I closed the phone. During the call, Sterling and I had not broken pace.
“What’s that about?”
“Mike wouldn’t tell me.”
“Your good ole buddy?” Sterling gave it a Texas kick just to bother me.
“Don’t be a dickhead. He’s my best friend.”
“Then why’s he holdin’ out on you?”
“It isn’t him. It’s the Bureau,” I said grimly, feeling a gut clench, like when you pass your old school packed with bad memories. One day I’ll have to return to the States to testify in that domestic terrorism case in Oregon, and possibly implicate a deputy director of the FBI. Meanwhile, I’m an active duty special agent on vacation — until they decide whether to hang me or give me a medal. Hearing the strain in Donnato’s voice, I’m thinking they’ve made up their minds.
It was a relief to get to Baciare, our comfort zone in London, our signature place, where the owner knew to bring two Proseccos and a plate of burrata cheese the moment we sat down.
But not tonight. Our quiet hideaway had been invaded by a raucous birthday party, a long table of shiny-faced Italian men making toasts. Espresso cups and cake plates, bottles of Champagne and platters of biscotti littered the table. The object of the celebration was a sweetheart of a boy — dark-haired and red-cheeked — who had probably just turned twenty-one. His angelic face was filmed with sweat, and he looked completely stewed. Half the men seemed to be older relatives; the others were his age, laughing together uncontrollably from whatever they had smoked in the alley.
The owner of the restaurant, a lanky fellow named Martin, who wore wire-rimmed glasses and had long gray hair trailing from a bald spot, usually greeted us with a fawning smile, murmuring, “Grazie mille!” between each breath.

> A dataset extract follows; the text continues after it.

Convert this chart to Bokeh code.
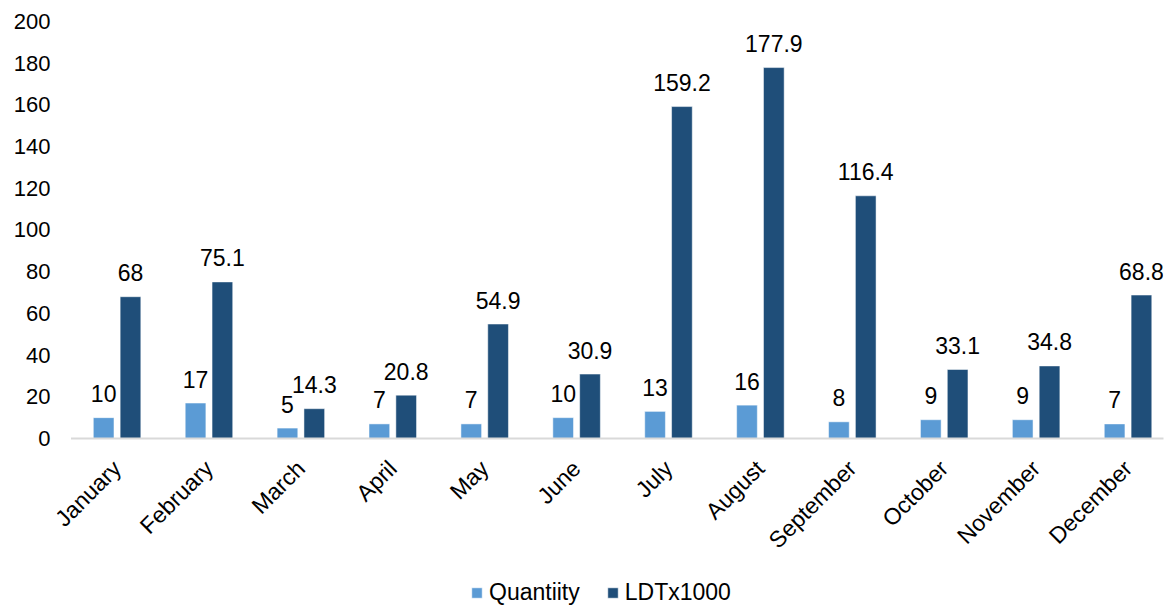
import math
from bokeh.plotting import figure
from bokeh.models import Range1d, FixedTicker, ColumnDataSource, Legend, LegendItem
from bokeh.core.properties import value
from bokeh.transform import dodge
from bokeh.embed import file_html
from bokeh.resources import INLINE

months = ["January", "February", "March", "April", "May", "June", "July",
          "August", "September", "October", "November", "December"]
quantity = [10, 17, 5, 7, 7, 10, 13, 16, 8, 9, 9, 7]
ldt = [68, 75.1, 14.3, 20.8, 54.9, 30.9, 159.2, 177.9, 116.4, 33.1, 34.8, 68.8]
y_ticks = [0, 20, 40, 60, 80, 100, 120, 140, 160, 180, 200]

def fmt(v):
    return str(int(v)) if float(v).is_integer() else str(v)

xs = list(range(len(months)))
src = ColumnDataSource(dict(
    x=xs, q=quantity, l=ldt, m=months, base=[0] * len(months),
    ql=[fmt(v) for v in quantity], ll=[fmt(v) for v in ldt],
))

FONT = "Liberation Sans"
LIGHT = "#5B9BD5"
DARK = "#1F4E79"

# 417 px of frame for 0..200; extra 168 px below zero hold month labels and legend
p = figure(frame_width=1107, frame_height=585, output_backend="svg", toolbar_location=None,
           x_range=Range1d(-0.658, 11.387), y_range=Range1d(-80.58, 200),
           x_axis_location=None,
           min_border_left=56, min_border_right=3, min_border_top=21, min_border_bottom=0)
p.outline_line_color = None
p.xgrid.grid_line_color = None
p.ygrid.grid_line_color = None

W = 0.225
r1 = p.vbar(x=dodge("x", -0.145, range=p.x_range), top="q", width=W, source=src,
            fill_color=LIGHT, line_color="white", line_width=0.5)
r2 = p.vbar(x=dodge("x", 0.147, range=p.x_range), top="l", width=W, source=src,
            fill_color=DARK, line_color="white", line_width=0.5)

# category axis baseline spanning the category band
p.segment(x0=[xs[0] - 0.5], x1=[xs[-1] + 0.5], y0=[0], y1=[0],
          line_color="#D9D9D9", line_width=2)

p.text(x=dodge("x", -0.145, range=p.x_range), y="q", text="ql", source=src,
       text_align="center", text_baseline="alphabetic", y_offset=-24,
       text_font=value(FONT), text_font_size="23px", text_color="black")
p.text(x=dodge("x", 0.147, range=p.x_range), y="l", text="ll", source=src,
       text_align="center", text_baseline="alphabetic", y_offset=-24,
       text_font=value(FONT), text_font_size="23px", text_color="black")

# month labels (category axis labels), rotated 45 degrees
p.text(x="x", y="base", text="m", source=src, angle=math.pi / 4,
       text_align="right", text_baseline="middle", y_offset=26,
       text_font=value(FONT), text_font_size="23px", text_color="black")

# y axis
ya = p.yaxis[0]
ya.ticker = FixedTicker(ticks=y_ticks)
ya.axis_line_color = None
ya.major_tick_line_color = None
ya.minor_tick_line_color = None
ya.major_tick_out = 0
ya.major_label_standoff = 6
ya.major_label_text_font = FONT
ya.major_label_text_font_size = "22px"
ya.major_label_text_color = "black"

legend = Legend(items=[LegendItem(label="Quantiity", renderers=[r1]),
                       LegendItem(label="LDTx1000", renderers=[r2])],
                orientation="horizontal", location=(414, 0))
legend.border_line_color = None
legend.background_fill_alpha = 0
legend.glyph_width = 13
legend.glyph_height = 13
legend.label_standoff = 6
legend.spacing = 26
legend.padding = 0
legend.margin = 0
legend.label_text_font = FONT
legend.label_text_font_size = "23px"
legend.label_text_color = "black"
p.add_layout(legend, "center")

open("out.html", "w").write(file_html(p, INLINE))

Tonight he turned us away, apologizing that it was a private celebration, but a man from the party, fortyish, fleshy face and dark hair, intervened, putting an arm around Sterling and insisting that we accept two glasses of bubbly. Martin checked his watch and reluctantly waved us to a table in the back. We promised to be quick. Sterling was to be picked up by another operative in fifteen minutes, and Oryx people were precise.
“Sterling,” I said with some urgency as we sat down, “are we all right?”
“Why wouldn’t we be?”
“Just want to be sure,” I said.
“You say that every time.”
“It’s no fun being the one who’s left behind.”
“We could try it the other way,” he suggested wryly.
“You’d never move to L.A.”
“Maybe I would, if you’d support my bad habits. You go to work, I lie by the pool. Fair?”
“Great, except who knows? Judging from Mike’s call, I might not have a job when I get back.”
“I was just playin’ about Mike,” Sterling said. “He’s a good guy.”
I started shredding a cocktail napkin. “This is not about Mike. That’s in the past.”
“Yeah, okay,” Sterling said.
I squinted at him. “Okay, what?”
He stretched back in the chair, but his eyes held mine. His blond hair was greasy, and he hadn’t shaved for the mission. My tender hooligan.
“What are you really trying to say?” he asked.
I blushed. Luckily, he had the grace not to point it out.
“I want us to be together, is all,” I told him.
Sterling inclined his head with a tiny smile, and his eyes said, I know you. I understand you.
“I promise to be back as soon as I can.” He glanced at the door, ready to move. “We ain’t gonna work this out now.”
I smiled and sprinkled napkin scraps into the ashtray. “That’s what you always say.”
It was how we kept going, I suppose. It’s easy to avoid talking about the future when you tacitly agree there might not be one. He’s leaving on a dangerous assignment. I’m on an ice floe of uncertainty concerning the Bureau. You don’t want your last good-bye to be a fight.
Spoons were being tapped against wineglasses at the long birthday table and everyone was quieting down. A boy maybe fourteen years old waited to speak. He wore a yellow satin zip-up jacket, had spiked hair. Obviously they’d let him have some wine.